彼らが日本でライブを行うのは2007年のサマーソニック以来となり、単独公演としては実に13年ぶりとなる。今回の来日公演では、デビュー・アルバムにして名盤と名高い『Turn on the Bright Lights』の再現セットに加え、『Marauder』の収録曲を含むグレイテスト・ヒッツを披露する、2部構成のスペシャル・ライブになる予定だという。また、あわせて新曲「The Rover」も公開されている。
昨年バンドは『Turn on the Bright Lights』を再現した15周年記念ツアーの大成功を収めた。それを目の当たりにしたファンがその余韻に浸ったりしている間、メンバーは静かに(もとい大音量で)、単なるカルチャーと時代の一欠片にならないような強力な最新アルバムの制作に励んできた。その結果こそが本作『Marauder』である。また特筆すべき点として、本作では2007年の『Our Love to Admire』以来初めて、プロデューサーを起用。マーキュリー・レヴのメンバーでもあり、フレーミング・リップス、MGMT、スプーン、モグワイなど、数多の超一流バンドを手がけて来たことで知られるデイヴ・フリッドマンが迎えられた。さらにリードボーカルのポールが、今回初めてベーシストとしても活躍している。

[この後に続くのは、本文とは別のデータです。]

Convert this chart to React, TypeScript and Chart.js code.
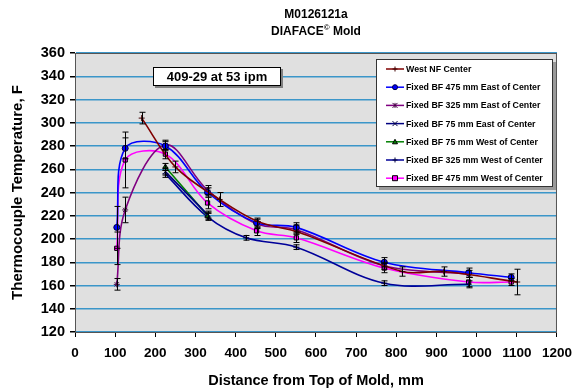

ポールは今までの人生において様々なキャラクターを体験し、それらの影がアルバムから顔を覗かせる。それは「Now You See Me at Work, Dear」の好奇心旺盛なナレーターであり、「Flight of Fancy」で恋人との関係を悔やみながら振り返る人物であり、「The Rover」の中心にある、民衆を煽りたて、トラブルを引き寄せるキャラクターだったりするが、それらは全てポールの過去〜現在〜未来における魅力的な軌跡であり、作品を通じて紡がれていくのである。